When you launch the Profiler in JMP 18 from the Graph menu, instead of showing all columns in the data table list, it will only show the columns that qualify: the formula columns. Also, it will not show the confidence limit columns because those will be automatically found, as associated with the prediction columns. This added functionality should make using confidence and prediction limits easy in JMP 18.

Figure: Note the 20 new columns generated by one command, the hidden interval columns, and the Profiler that shows just the formula columns, not the interval columns.

The term “prediction intervals” is used interchangeably with “indiv confidence interval,” in contrast to “mean confidence interval,” which is on the expected value rather than an individual prediction.

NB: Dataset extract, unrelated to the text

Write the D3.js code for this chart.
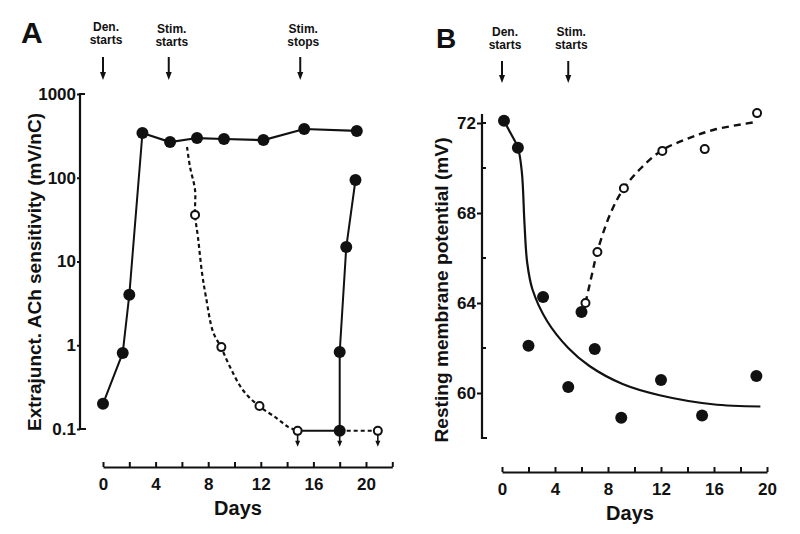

We made other changes to the launch dialog concerning Noise factors. Rather than have them as a Role list, you can now check “Specify Noise Factors,” which prompts you and then shows just the factors found in the prediction formulas. This makes it simpler and more error-proof.

Are there any other changes to the Prediction Profiler in JMP 18?

John: Yes, there have been many other Profiler improvements, including drawing smoother curves if the x-axis is not linear, improved constraint specification, and adding k-nearest neighbor extrapolation control.

At last count, the Prediction Profiler is used in 129 different contexts in JMP, and this doesn't even count other kinds of profilers and derivative profilers, like the Design Space Profiler. The additional features in JMP 18 make the Profiler even more powerful for exploring and understand fitted surfaces.